### TASK INSTRUCTIONS
Each line from the top of the listing through the one holding "import plotly.graph_objects as go" should be restated word for word, with nothing added and no pictures.

========================================

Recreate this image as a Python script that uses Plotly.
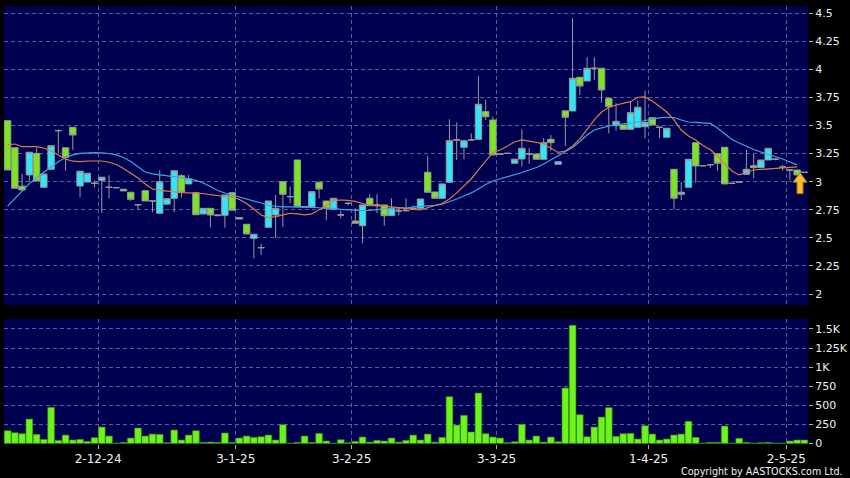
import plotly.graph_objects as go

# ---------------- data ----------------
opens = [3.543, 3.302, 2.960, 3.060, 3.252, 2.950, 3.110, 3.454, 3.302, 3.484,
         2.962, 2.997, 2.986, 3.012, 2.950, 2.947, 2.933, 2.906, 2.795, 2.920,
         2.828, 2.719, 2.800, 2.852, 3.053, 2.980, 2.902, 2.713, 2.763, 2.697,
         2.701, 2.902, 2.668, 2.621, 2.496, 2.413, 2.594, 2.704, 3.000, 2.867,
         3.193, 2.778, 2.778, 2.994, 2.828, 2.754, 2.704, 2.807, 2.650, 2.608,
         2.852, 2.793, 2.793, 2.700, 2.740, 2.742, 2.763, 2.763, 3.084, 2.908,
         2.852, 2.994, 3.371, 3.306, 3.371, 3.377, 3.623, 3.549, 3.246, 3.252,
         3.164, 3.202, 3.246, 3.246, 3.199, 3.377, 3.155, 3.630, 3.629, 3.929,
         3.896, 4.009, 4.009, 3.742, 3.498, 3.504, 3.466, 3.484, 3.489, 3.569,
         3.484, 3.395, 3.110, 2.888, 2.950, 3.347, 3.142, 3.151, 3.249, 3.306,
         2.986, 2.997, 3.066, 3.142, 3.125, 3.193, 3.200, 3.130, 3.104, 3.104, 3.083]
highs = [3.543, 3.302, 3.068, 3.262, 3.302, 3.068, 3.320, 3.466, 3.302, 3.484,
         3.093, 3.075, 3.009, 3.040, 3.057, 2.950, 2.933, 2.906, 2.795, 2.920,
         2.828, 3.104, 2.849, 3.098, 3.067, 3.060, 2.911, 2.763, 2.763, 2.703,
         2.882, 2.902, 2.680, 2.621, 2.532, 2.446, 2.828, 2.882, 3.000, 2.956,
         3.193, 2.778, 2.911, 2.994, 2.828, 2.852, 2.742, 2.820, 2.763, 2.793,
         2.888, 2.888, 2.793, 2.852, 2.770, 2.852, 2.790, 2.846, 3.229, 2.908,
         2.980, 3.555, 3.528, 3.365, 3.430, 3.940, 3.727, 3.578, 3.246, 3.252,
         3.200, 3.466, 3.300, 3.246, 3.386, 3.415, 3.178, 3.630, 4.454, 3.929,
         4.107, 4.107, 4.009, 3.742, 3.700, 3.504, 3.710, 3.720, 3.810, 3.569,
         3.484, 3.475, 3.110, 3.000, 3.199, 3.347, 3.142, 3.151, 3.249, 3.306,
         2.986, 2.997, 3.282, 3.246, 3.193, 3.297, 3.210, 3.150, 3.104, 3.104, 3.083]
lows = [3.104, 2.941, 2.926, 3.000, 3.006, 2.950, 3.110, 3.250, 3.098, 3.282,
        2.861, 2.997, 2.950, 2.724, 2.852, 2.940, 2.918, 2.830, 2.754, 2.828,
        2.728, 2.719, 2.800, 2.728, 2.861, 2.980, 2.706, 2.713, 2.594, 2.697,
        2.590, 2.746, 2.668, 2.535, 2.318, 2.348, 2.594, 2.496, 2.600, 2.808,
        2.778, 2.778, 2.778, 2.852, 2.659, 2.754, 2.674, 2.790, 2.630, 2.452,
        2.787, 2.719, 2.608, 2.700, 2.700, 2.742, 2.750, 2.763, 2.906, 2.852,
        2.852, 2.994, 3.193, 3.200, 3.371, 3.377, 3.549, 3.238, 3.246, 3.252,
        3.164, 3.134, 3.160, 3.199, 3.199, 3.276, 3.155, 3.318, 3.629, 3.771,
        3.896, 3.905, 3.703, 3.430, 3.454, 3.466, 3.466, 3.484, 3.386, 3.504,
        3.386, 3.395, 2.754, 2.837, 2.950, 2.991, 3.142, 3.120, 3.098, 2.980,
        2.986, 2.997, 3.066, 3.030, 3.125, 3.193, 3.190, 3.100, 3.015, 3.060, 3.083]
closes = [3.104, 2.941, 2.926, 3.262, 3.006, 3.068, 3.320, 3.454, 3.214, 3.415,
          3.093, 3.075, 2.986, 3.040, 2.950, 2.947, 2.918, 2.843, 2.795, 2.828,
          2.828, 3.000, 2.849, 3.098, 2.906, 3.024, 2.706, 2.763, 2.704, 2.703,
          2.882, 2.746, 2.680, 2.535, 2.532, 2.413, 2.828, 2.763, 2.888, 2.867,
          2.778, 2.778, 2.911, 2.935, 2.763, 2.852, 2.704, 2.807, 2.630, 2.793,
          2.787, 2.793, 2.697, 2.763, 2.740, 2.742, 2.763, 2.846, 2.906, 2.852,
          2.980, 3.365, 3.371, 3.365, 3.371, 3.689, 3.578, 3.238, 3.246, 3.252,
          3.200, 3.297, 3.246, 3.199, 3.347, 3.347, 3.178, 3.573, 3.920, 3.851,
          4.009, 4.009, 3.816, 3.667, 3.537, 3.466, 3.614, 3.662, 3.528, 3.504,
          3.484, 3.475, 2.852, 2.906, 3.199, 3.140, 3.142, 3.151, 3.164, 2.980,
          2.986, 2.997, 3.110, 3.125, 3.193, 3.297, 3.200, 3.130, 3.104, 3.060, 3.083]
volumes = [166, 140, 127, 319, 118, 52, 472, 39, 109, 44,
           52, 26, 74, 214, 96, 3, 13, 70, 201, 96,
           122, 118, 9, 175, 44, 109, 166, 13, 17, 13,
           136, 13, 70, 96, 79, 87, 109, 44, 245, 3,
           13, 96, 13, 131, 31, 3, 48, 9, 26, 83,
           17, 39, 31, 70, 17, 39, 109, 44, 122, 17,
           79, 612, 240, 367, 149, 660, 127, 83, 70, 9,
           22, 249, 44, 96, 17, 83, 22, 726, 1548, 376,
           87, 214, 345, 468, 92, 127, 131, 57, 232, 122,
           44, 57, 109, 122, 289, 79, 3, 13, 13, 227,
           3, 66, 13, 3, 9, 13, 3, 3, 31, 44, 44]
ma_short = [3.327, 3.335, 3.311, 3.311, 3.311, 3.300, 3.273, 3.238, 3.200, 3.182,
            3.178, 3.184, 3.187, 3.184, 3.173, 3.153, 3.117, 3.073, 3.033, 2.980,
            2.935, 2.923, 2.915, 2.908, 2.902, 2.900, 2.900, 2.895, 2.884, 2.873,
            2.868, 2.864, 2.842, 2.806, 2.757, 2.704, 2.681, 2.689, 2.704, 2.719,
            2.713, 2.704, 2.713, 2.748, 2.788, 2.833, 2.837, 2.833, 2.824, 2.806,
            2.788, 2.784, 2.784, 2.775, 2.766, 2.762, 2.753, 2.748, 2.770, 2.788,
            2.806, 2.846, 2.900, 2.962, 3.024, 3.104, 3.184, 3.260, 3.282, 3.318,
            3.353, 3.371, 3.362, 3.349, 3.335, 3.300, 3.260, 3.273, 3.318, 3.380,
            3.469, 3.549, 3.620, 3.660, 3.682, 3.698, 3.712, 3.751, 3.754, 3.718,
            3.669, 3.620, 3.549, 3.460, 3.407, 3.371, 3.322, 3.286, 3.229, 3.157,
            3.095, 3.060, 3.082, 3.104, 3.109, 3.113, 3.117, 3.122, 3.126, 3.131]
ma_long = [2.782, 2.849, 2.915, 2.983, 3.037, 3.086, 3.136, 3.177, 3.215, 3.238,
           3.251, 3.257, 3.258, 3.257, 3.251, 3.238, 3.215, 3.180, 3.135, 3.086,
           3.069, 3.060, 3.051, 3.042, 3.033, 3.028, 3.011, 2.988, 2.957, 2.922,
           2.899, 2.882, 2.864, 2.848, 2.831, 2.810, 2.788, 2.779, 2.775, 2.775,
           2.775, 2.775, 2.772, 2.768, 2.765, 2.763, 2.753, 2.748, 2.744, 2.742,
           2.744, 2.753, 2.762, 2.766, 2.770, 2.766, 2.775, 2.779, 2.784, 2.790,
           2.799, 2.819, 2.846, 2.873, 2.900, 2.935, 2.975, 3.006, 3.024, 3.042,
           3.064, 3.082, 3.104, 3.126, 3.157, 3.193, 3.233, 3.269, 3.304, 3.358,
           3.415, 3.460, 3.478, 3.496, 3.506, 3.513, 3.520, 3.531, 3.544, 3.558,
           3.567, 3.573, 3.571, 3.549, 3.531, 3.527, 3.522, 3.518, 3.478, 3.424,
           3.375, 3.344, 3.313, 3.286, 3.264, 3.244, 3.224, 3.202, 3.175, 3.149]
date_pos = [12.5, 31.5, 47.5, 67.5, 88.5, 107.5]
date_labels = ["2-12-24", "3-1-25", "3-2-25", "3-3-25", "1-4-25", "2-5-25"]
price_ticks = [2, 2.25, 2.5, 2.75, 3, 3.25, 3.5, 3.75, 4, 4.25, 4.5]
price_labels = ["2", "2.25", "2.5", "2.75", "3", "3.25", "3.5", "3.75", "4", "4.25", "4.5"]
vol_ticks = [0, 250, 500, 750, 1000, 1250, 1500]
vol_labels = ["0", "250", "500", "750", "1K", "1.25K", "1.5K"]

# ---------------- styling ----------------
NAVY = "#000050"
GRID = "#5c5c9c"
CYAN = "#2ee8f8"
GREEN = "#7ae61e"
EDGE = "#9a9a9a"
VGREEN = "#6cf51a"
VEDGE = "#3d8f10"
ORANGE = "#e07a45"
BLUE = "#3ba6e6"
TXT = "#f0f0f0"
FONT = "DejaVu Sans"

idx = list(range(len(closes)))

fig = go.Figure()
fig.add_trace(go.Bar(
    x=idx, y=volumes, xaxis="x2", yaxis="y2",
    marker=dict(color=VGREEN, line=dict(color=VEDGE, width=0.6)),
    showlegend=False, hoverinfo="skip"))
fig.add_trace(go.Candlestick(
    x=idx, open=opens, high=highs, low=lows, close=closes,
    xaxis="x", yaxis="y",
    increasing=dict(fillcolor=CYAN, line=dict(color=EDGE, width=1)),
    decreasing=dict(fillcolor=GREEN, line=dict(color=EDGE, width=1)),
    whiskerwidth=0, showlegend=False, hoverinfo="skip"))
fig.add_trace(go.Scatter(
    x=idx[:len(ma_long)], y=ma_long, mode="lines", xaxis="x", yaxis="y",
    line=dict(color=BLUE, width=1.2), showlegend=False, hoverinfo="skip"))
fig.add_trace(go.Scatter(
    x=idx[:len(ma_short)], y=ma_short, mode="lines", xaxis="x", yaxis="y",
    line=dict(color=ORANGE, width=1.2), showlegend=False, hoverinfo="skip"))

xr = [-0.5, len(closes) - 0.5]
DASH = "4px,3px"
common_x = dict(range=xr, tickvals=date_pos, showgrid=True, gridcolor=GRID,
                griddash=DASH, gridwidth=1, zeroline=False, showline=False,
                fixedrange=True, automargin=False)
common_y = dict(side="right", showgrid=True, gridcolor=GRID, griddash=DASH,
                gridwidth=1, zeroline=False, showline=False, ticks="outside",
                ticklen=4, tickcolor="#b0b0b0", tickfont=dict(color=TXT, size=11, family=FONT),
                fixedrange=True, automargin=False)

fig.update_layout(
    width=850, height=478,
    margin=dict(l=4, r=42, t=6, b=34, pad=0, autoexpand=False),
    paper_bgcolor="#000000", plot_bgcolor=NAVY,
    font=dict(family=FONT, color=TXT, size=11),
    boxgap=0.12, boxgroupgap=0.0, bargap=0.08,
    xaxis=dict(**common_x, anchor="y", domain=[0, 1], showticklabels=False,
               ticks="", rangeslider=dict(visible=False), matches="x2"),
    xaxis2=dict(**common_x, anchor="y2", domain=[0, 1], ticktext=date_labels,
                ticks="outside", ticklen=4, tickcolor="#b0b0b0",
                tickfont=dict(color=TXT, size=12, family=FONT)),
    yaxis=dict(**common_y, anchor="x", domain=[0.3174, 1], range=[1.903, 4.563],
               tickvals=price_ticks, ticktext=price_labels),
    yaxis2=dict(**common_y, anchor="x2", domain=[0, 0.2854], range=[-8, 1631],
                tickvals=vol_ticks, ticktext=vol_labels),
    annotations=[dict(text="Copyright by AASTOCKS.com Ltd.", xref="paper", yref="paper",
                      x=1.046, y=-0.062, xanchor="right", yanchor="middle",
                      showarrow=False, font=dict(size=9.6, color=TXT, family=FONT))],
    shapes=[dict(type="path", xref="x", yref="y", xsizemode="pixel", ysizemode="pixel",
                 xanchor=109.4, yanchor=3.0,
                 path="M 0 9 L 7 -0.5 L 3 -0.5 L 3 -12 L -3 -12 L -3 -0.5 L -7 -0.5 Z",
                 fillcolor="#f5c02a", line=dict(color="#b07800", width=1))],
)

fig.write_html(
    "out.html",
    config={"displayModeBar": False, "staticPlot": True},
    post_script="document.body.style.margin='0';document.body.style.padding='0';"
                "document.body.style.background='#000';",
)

========================================

### ANSWER FOR THIS EXERCISE
Recreate this image as a Python script that uses Plotly.
import plotly.graph_objects as go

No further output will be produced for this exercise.